§ What the exercise asks: The data below should be restated word for word, with every picture omitted.

━━━ Raw data

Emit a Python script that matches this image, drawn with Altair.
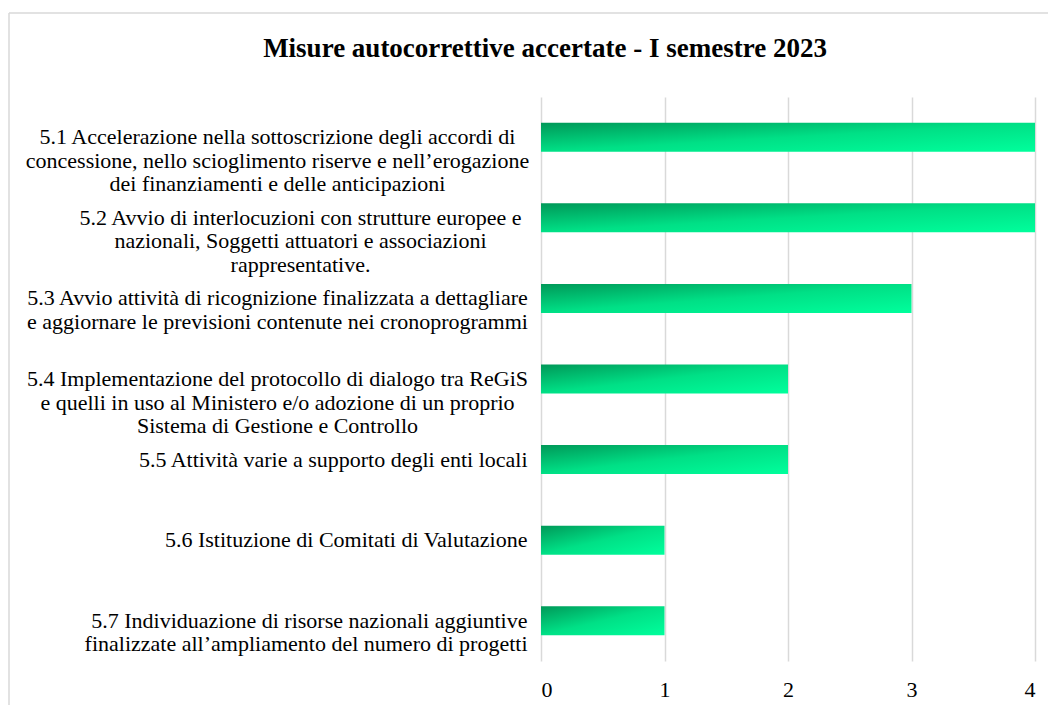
import altair as alt
import pandas as pd

categories = [
    "5.1 Accelerazione nella sottoscrizione degli accordi di\nconcessione, nello scioglimento riserve e nell’erogazione\ndei finanziamenti e delle anticipazioni",
    "5.2 Avvio di interlocuzioni con strutture europee e\nnazionali, Soggetti attuatori e associazioni\nrappresentative.",
    "5.3 Avvio attività di ricognizione finalizzata a dettagliare\ne aggiornare le previsioni contenute nei  cronoprogrammi",
    "5.4 Implementazione del protocollo di dialogo tra ReGiS\ne quelli in uso al Ministero e/o adozione di un proprio\nSistema di Gestione e Controllo",
    "5.5 Attività varie a supporto degli enti locali",
    "5.6 Istituzione di Comitati di Valutazione",
    "5.7  Individuazione di risorse nazionali aggiuntive\nfinalizzate all’ampliamento del numero di progetti",
]
values = [4, 4, 3, 2, 2, 1, 1]
x_ticks = [0, 1, 2, 3, 4]

df = pd.DataFrame({"misura": categories, "valore": values})
frame_df = pd.DataFrame({"k": [0]})

FONT = "Liberation Serif"

gradient = alt.Gradient(
    gradient="linear",
    stops=[
        alt.GradientStop(color="#009858", offset=0),
        alt.GradientStop(color="#00E086", offset=0.5),
        alt.GradientStop(color="#00FF9C", offset=1),
    ],
    x1=0, y1=0, x2=1, y2=1,
)

right_test = "slice(datum.value,0,3) >= '5.5'"
t52 = "slice(datum.value,0,3) == '5.2'"

bars = alt.Chart(df).mark_bar(color=gradient).encode(
    x=alt.X(
        "valore:Q",
        scale=alt.Scale(domain=[0, 4], nice=False),
        axis=alt.Axis(
            values=x_ticks, title=None, domain=False, ticks=False,
            grid=True, gridColor="#d9d9d9", gridWidth=1.5,
            labelFont=FONT, labelFontSize=22, labelColor="#000000",
            labelPadding=18, format="d",
        ),
    ),
    y=alt.Y(
        "misura:N",
        sort=None,
        scale=alt.Scale(paddingInner=0.64, paddingOuter=0.32),
        axis=alt.Axis(
            title=None, domain=False, ticks=False, grid=False,
            labelFont=FONT, labelFontSize=22, labelColor="#000000",
            labelLineHeight=23.5, labelLimit=600,
            labelExpr="split(datum.label, '\\n')",
            labelAlign={"condition": {"test": right_test, "value": "right"}, "value": "center"},
            labelPadding={"condition": [
                {"test": t52, "value": 241},
                {"test": right_test, "value": 14},
            ], "value": 264},
        ),
    ),
)

border_top = alt.Chart(frame_df).mark_rule(
    stroke="#d9d9d9", strokeWidth=1.5
).encode(
    x=alt.value(-532), x2=alt.value(507), y=alt.value(-84),
)
border_left = alt.Chart(frame_df).mark_rule(
    stroke="#d9d9d9", strokeWidth=1.5
).encode(
    x=alt.value(-532), y=alt.value(-84), y2=alt.value(608),
)

chart = alt.layer(border_top, border_left, bars).properties(
    width=494,
    height=564,
    title=alt.TitleParams(
        "Misure autocorrettive accertate - I semestre 2023",
        font=FONT, fontSize=27, fontWeight="bold", color="#000000",
        anchor="middle", dx=-243, baseline="alphabetic", offset=-72,
    ),
    autosize=alt.AutoSizeParams(type="none"),
    padding={"left": 533, "top": 89, "right": 13, "bottom": 44},
).configure_view(stroke=None)

chart.save("out.html", embed_options={"renderer": "svg", "actions": False})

━━━━━━

§ Result of the task:
Emit a Python script that matches this image, drawn with Altair.
import altair as alt
import pandas as pd

categories = [
    "5.1 Accelerazione nella sottoscrizione degli accordi di\nconcessione, nello scioglimento riserve e nell’erogazione\ndei finanziamenti e delle anticipazioni",
    "5.2 Avvio di interlocuzioni con strutture europee e\nnazionali, Soggetti attuatori e associazioni\nrappresentative.",
    "5.3 Avvio attività di ricognizione finalizzata a dettagliare\ne aggiornare le previsioni contenute nei  cronoprogrammi",
    "5.4 Implementazione del protocollo di dialogo tra ReGiS\ne quelli in uso al Ministero e/o adozione di un proprio\nSistema di Gestione e Controllo",
    "5.5 Attività varie a supporto degli enti locali",
    "5.6 Istituzione di Comitati di Valutazione",
    "5.7  Individuazione di risorse nazionali aggiuntive\nfinalizzate all’ampliamento del numero di progetti",
]
values = [4, 4, 3, 2, 2, 1, 1]
x_ticks = [0, 1, 2, 3, 4]

df = pd.DataFrame({"misura": categories, "valore": values})
frame_df = pd.DataFrame({"k": [0]})

FONT = "Liberation Serif"

gradient = alt.Gradient(
    gradient="linear",
    stops=[
        alt.GradientStop(color="#009858", offset=0),
        alt.GradientStop(color="#00E086", offset=0.5),
        alt.GradientStop(color="#00FF9C", offset=1),
    ],
    x1=0, y1=0, x2=1, y2=1,
)

right_test = "slice(datum.value,0,3) >= '5.5'"
t52 = "slice(datum.value,0,3) == '5.2'"

bars = alt.Chart(df).mark_bar(color=gradient).encode(
    x=alt.X(
        "valore:Q",
        scale=alt.Scale(domain=[0, 4], nice=False),
        axis=alt.Axis(
            values=x_ticks, title=None, domain=False, ticks=False,
            grid=True, gridColor="#d9d9d9", gridWidth=1.5,
            labelFont=FONT, labelFontSize=22, labelColor="#000000",
            labelPadding=18, format="d",
        ),
    ),
    y=alt.Y(
        "misura:N",
        sort=None,
        scale=alt.Scale(paddingInner=0.64, paddingOuter=0.32),
        axis=alt.Axis(
            title=None, domain=False, ticks=False, grid=False,
            labelFont=FONT, labelFontSize=22, labelColor="#000000",
            labelLineHeight=23.5, labelLimit=600,
            labelExpr="split(datum.label, '\\n')",
            labelAlign={"condition": {"test": right_test, "value": "right"}, "value": "center"},
            labelPadding={"condition": [
                {"test": t52, "value": 241},
                {"test": right_test, "value": 14},
            ], "value": 264},
        ),
    ),
)

border_top = alt.Chart(frame_df).mark_rule(
    stroke="#d9d9d9", strokeWidth=1.5
).encode(
    x=alt.value(-532), x2=alt.value(507), y=alt.value(-84),
)
border_left = alt.Chart(frame_df).mark_rule(
    stroke="#d9d9d9", strokeWidth=1.5
).encode(
    x=alt.value(-532), y=alt.value(-84), y2=alt.value(608),
)

chart = alt.layer(border_top, border_left, bars).properties(
    width=494,
    height=564,
    title=alt.TitleParams(
        "Misure autocorrettive accertate - I semestre 2023",
        font=FONT, fontSize=27, fontWeight="bold", color="#000000",
        anchor="middle", dx=-243, baseline="alphabetic", offset=-72,
    ),
    autosize=alt.AutoSizeParams(type="none"),
    padding={"left": 533, "top": 89, "right": 13, "bottom": 44},
).configure_view(stroke=None)

chart.save("out.html", embed_options={"renderer": "svg", "actions": False})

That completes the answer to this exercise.